Adding the edit codec immediately introduced two transcodes on the input and output of post.

The ARRI Alexa can encode to DNxHD and ProRes with suitable options installed.

One route popular with camera manufacturers is to include onboard recording in a compressed, 8-bit. format, and supply an uncompressed output for one of the many after-market recorders. Some of these recorders now support encoding direct to DNxHD and ProRes, neatly circumventing the need for coding or transcoding during ingest to the NLE.

Different Needs

Most camera codecs use one of the ISO/IEC MPEG family: MPEG-2, MPEG-4 part 2 or AVC. Some DSLRs record motion JPEG to ease the internal processing requirements. To meet the conflicting requirements of productions for different genres, camera manufacturers are offering more choices. These include:

RAW output
uncompressed, RGB or YUV, log and linear, 12, 10 or 8 bits
compressed

The next step is the introduction of high-efficiency video coding (HEVC). Most likely this will first appear as a delivery codec, to stream 4K to home viewers and lower resolutions to mobile devices.
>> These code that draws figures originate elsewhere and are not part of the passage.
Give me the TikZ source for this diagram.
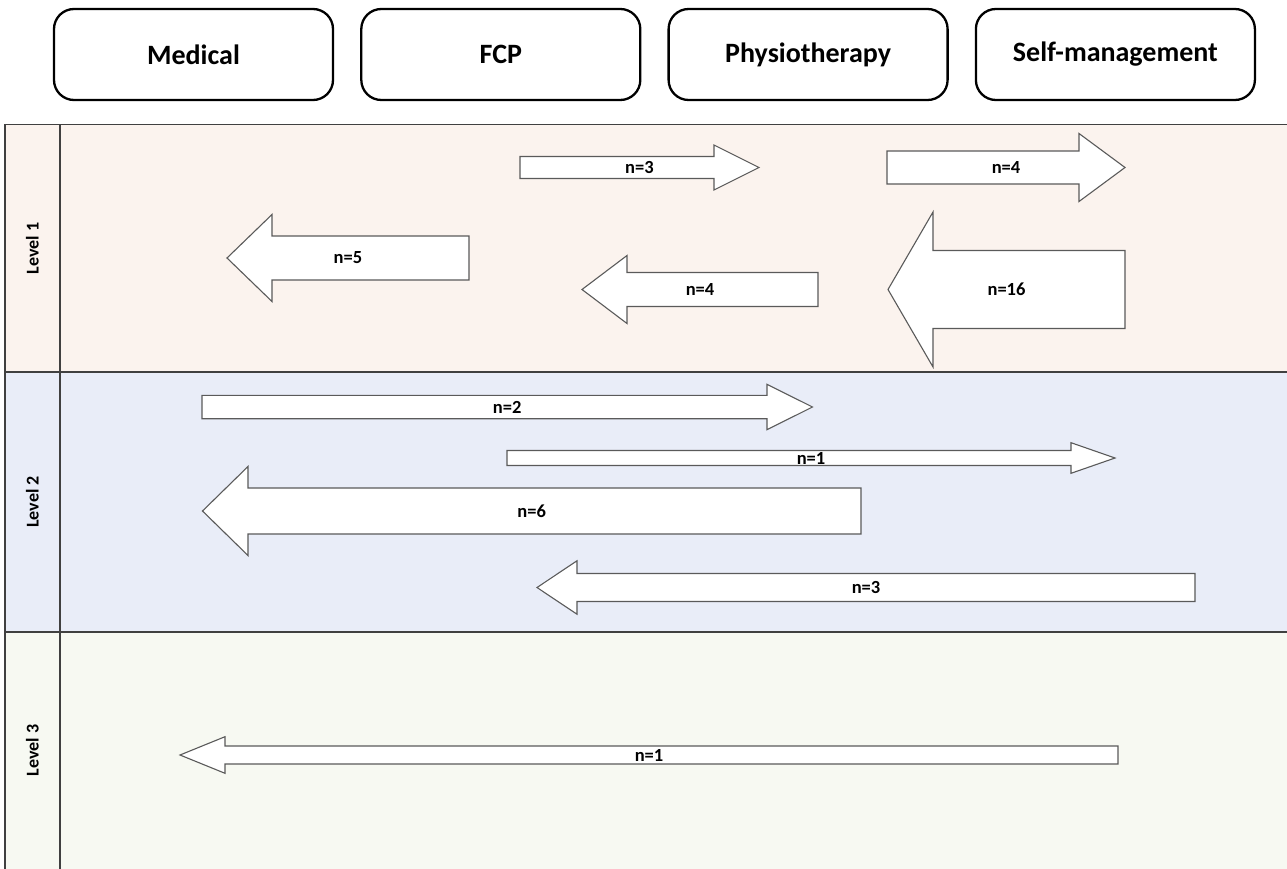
\documentclass[tikz,border=0pt]{standalone}
\usepackage{fontspec}
\setmainfont{Carlito}
\usepackage{tikz}
\usetikzlibrary{positioning}
\definecolor{bandone}{HTML}{FBF3EE}
\definecolor{bandtwo}{HTML}{E9EDF8}
\definecolor{bandthree}{HTML}{F7F9F2}
\definecolor{frame}{HTML}{404040}
\definecolor{arrowline}{HTML}{5A5A5A}
\tikzset{
  hdrbox/.style={draw,line width=2.3pt,rounded corners=20pt,minimum width=279pt,minimum height=91pt,
    font=\fontsize{28}{32}\selectfont\bfseries},
  levlabel/.style={rotate=90,font=\fontsize{18}{20}\selectfont\bfseries},
  nlabel/.style={font=\fontsize{18.5}{20}\selectfont\bfseries,inner sep=0pt},
  flowshape/.style={draw=arrowline,fill=white,line width=1.1pt,line join=miter}
}
\begin{document}
\begin{tikzpicture}[x=1pt,y=-1pt]
\useasboundingbox[fill=white] (0,0) rectangle (1287,869);
% service columns
\foreach \i/\lab in {0/Medical,1/FCP,2/Physiotherapy,3/Self-management}
  \node[hdrbox] (hdr\i) at ({193.5+307.3*\i},54.5) {\lab};
% level bands
\foreach \i/\top/\bot/\col in {1/124.5/372/bandone,2/372/632/bandtwo,3/632/869/bandthree}{
  \fill[\col] (5,\top) rectangle (1287,\bot);
  \node[levlabel] (lev\i) at (32.5,{(\top+\bot)/2}) {Level \i};
}
\draw[frame,line width=1.5pt] (1287,124.5) -- (5,124.5) -- (5,869);
\draw[frame,line width=1.5pt] (60,124.5) -- (60,869);
\draw[frame,line width=1.5pt] (5,372) -- (1287,372) (5,632) -- (1287,632);
% referrals: tail / head base / tip / y / shaft half / head half / label
\foreach \tl/\hb/\tp/\y/\sw/\hw/\lab [count=\i] in {
  520/714/759/167.5/11/22.5/n=3,
  887/1079/1125/167.5/16.5/34/n=4,
  469/272/227/258/22/43.5/n=5,
  818/627/582/289.5/17/34/n=4,
  1125/933/888/289.5/39/77.5/n=16,
  202/767/812.5/407/11.7/22.7/n=2,
  507/1071/1115/458/7.5/15.3/n=1,
  861/248/202.5/511/23/44.5/n=6,
  1195/577/537/587.5/14/26.7/n=3,
  1118/225/180/755/9/18.3/n=1}{
  \draw[flowshape] (\tl,\y-\sw) -- (\hb,\y-\sw) -- (\hb,\y-\hw) -- (\tp,\y)
    -- (\hb,\y+\hw) -- (\hb,\y+\sw) -- (\tl,\y+\sw) -- cycle;
  \node[nlabel] (ref\i) at ({(\tl+\tp)/2},\y) {\lab};
}
\end{tikzpicture}
\end{document}
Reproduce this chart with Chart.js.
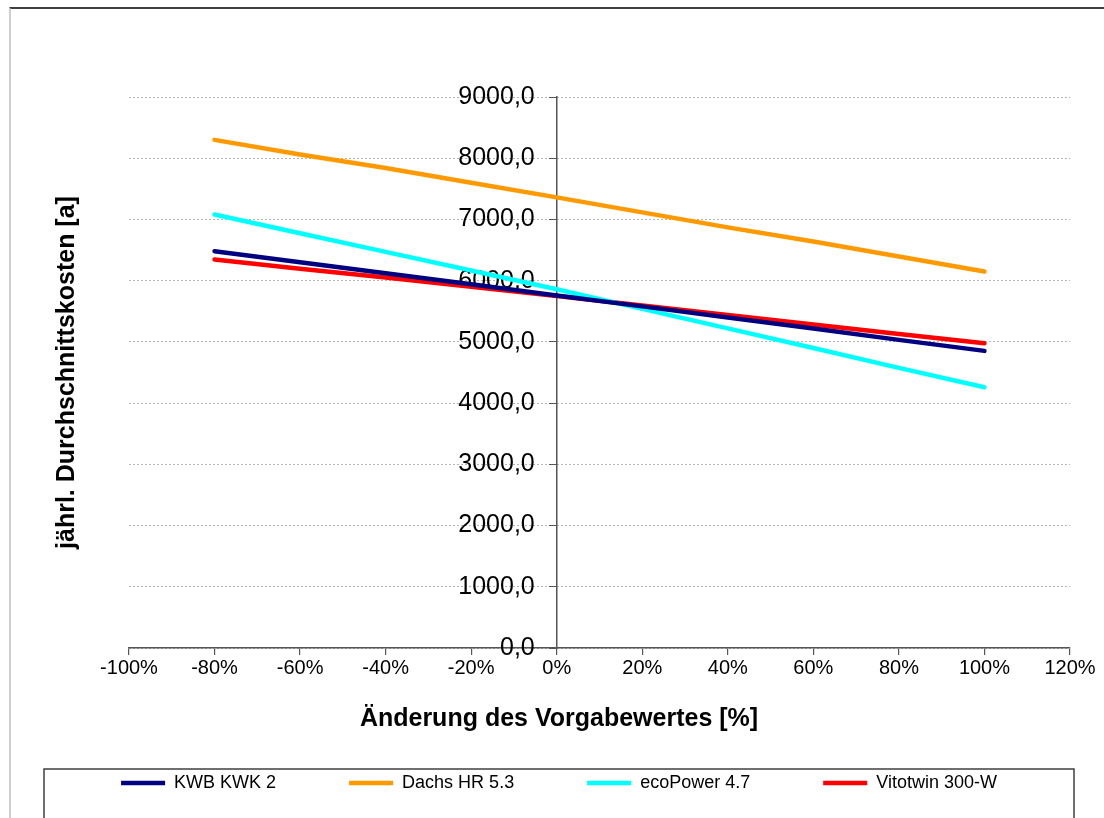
<!DOCTYPE html>
<html lang="de">
<head>
<meta charset="utf-8">
<title>jährl. Durchschnittskosten</title>
<script src="https://cdn.jsdelivr.net/npm/chart.js@4/dist/chart.umd.min.js"></script>
<style>
  html, body { margin: 0; padding: 0; background: #fff; overflow: hidden; }
  #wrap { position: relative; width: 1104px; height: 818px; }
  #c { position: absolute; left: 0; top: 0; }
  #frame { position: absolute; left: 9px; top: 7px; right: 0; bottom: 0;
           border-top: 2px solid #404040; border-left: 2px solid #cfcfcf; pointer-events: none; }
</style>
</head>
<body>
<div id="wrap">
  <canvas id="c" width="1104" height="818"></canvas>
  <div id="frame"></div>
</div>
<script>
// Änderung des Vorgabewertes in %
const changes = [-80, -60, -40, -20, 0, 20, 40, 60, 80, 100];

// jährliche Durchschnittskosten je Anlage
const kwbKwk2     = [6482, 6300, 6120, 5940, 5758, 5580, 5400, 5218, 5033, 4853];
const dachsHr53   = [8300, 8060, 7840, 7600, 7360, 7115, 6870, 6640, 6395, 6149];
const ecoPower47  = [7080, 6775, 6470, 6165, 5860, 5540, 5220, 4900, 4575, 4260];
const vitotwin300 = [6345, 6195, 6050, 5900, 5750, 5595, 5440, 5285, 5130, 4979];

const seriesNames  = ['KWB KWK 2', 'Dachs HR 5.3', 'ecoPower 4.7', 'Vitotwin 300-W'];
const seriesValues = [kwbKwk2, dachsHr53, ecoPower47, vitotwin300];
const seriesColors = ['#000080', '#FF9900', '#00FFFF', '#FF0000'];

// axis ranges
const xRange = { min: -100, max: 120, step: 20 };
const yRange = { min: 0, max: 9000, step: 1000 };

const FONT = "'Liberation Sans', Arial, Helvetica, sans-serif";

const datasets = seriesNames.map((name, i) => ({
  label: name,
  data: changes.map((x, k) => ({ x: x, y: seriesValues[i][k] })),
  borderColor: seriesColors[i],
  backgroundColor: seriesColors[i],
  borderWidth: 4.5,
  borderCapStyle: 'round',
  borderJoinStyle: 'round',
  pointRadius: 0,
  pointHoverRadius: 0,
  pointStyle: 'line',
  tension: 0,
  fill: false,
  yAxisID: 'y'
}));

// value labels of the centred y axis sit a little left of its tick marks
const yLabelGap = {
  id: 'yLabelGap',
  beforeDraw(chart) {
    const s = chart.scales.y;
    const gap = 22;
    s.getLabelItems(chart.chartArea).forEach(item => {
      if (!item._shifted) {
        item.options.translation[0] -= gap;
        item._shifted = true;
      }
    });
  }
};

// legend sits in a framed box below the axis title
const legendFrame = {
  id: 'legendFrame',
  afterLayout(chart) {
    const lg = chart.legend;
    const lift = 37;
    lg.top -= lift;
    lg.height = lg.bottom - lg.top;
  },
  afterDraw(chart) {
    const lg = chart.legend;
    const ctx = chart.ctx;
    const pad = lg.options.labels.padding;
    const top = lg.top + pad - 5;
    ctx.save();
    ctx.strokeStyle = '#404040';
    ctx.lineWidth = 1.5;
    ctx.strokeRect(lg.left - 4, top, (lg.right - lg.left) + 8, 200);
    ctx.restore();
  }
};

new Chart(document.getElementById('c'), {
  type: 'line',
  data: { datasets },
  plugins: [yLabelGap, legendFrame],
  options: {
    responsive: false,
    animation: false,
    events: [],
    layout: { padding: { left: 48, right: 34, top: 97, bottom: 0 } },
    plugins: {
      tooltip: { enabled: false },
      title: {
        display: true,
        position: 'bottom',
        weight: 500,
        text: 'Änderung des Vorgabewertes [%]',
        color: '#000',
        font: { family: FONT, size: 25, weight: 'bold' },
        padding: { top: 23, bottom: 4 }
      },
      legend: {
        position: 'bottom',
        maxHeight: 80,
        labels: {
          usePointStyle: true,
          pointStyle: 'line',
          pointStyleWidth: 44,
          padding: 73,
          color: '#000',
          font: { family: FONT, size: 18 }
        }
      }
    },
    scales: {
      x: {
        type: 'linear',
        position: 'bottom',
        min: xRange.min,
        max: xRange.max,
        ticks: {
          stepSize: xRange.step,
          color: '#000',
          padding: 1,
          maxRotation: 0,
          font: { family: FONT, size: 20 },
          callback: v => v + '%'
        },
        grid: { drawOnChartArea: false, drawTicks: true, tickLength: 7, tickColor: '#555', lineWidth: 1.2 },
        border: { display: true, color: '#555', width: 1.5 }
      },
      y: {
        type: 'linear',
        position: { x: 0 },
        min: yRange.min,
        max: yRange.max,
        ticks: {
          stepSize: yRange.step,
          color: '#000',
          font: { family: FONT, size: 25 },
          callback: v => Number(v).toFixed(1).replace('.', ',')
        },
        grid: { color: '#b4b4b4', lineWidth: 1, drawTicks: true, tickLength: 7, tickColor: '#555', tickBorderDash: [] },
        border: { display: true, color: '#555', width: 1.5, dash: [2, 2] }
      },
      yTitle: {
        type: 'linear',
        position: 'left',
        display: true,
        ticks: { display: false },
        grid: { display: false, drawTicks: false },
        border: { display: false },
        title: {
          display: true,
          text: 'jährl. Durchschnittskosten [a]',
          color: '#000',
          font: { family: FONT, size: 25, weight: 'bold' },
          padding: { top: 4, bottom: 47 }
        }
      }
    }
  }
});
</script>
</body>
</html>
Looking at all this, it looks like a multi-codec camera is going to add choices to support different workflows. One camera can create large files for grading, or small files for a straight-though edit. One camera can be used for different production genres. If a camera has an uncompressed output, HD-SDI or HDMI, then after-market field recorders achieve much the same aim.

Although one codec from acquisition to the air server works for news and documentaries, but for other genres that require a higher picture quality, then transcoding becomes a necessity.

A director has all the choices available, but choosing the right one needs a joint decision from the DoP, digital intermediate technician, colorist and editor to achieve the optimum picture quality within the many constraints of production, not least being cost.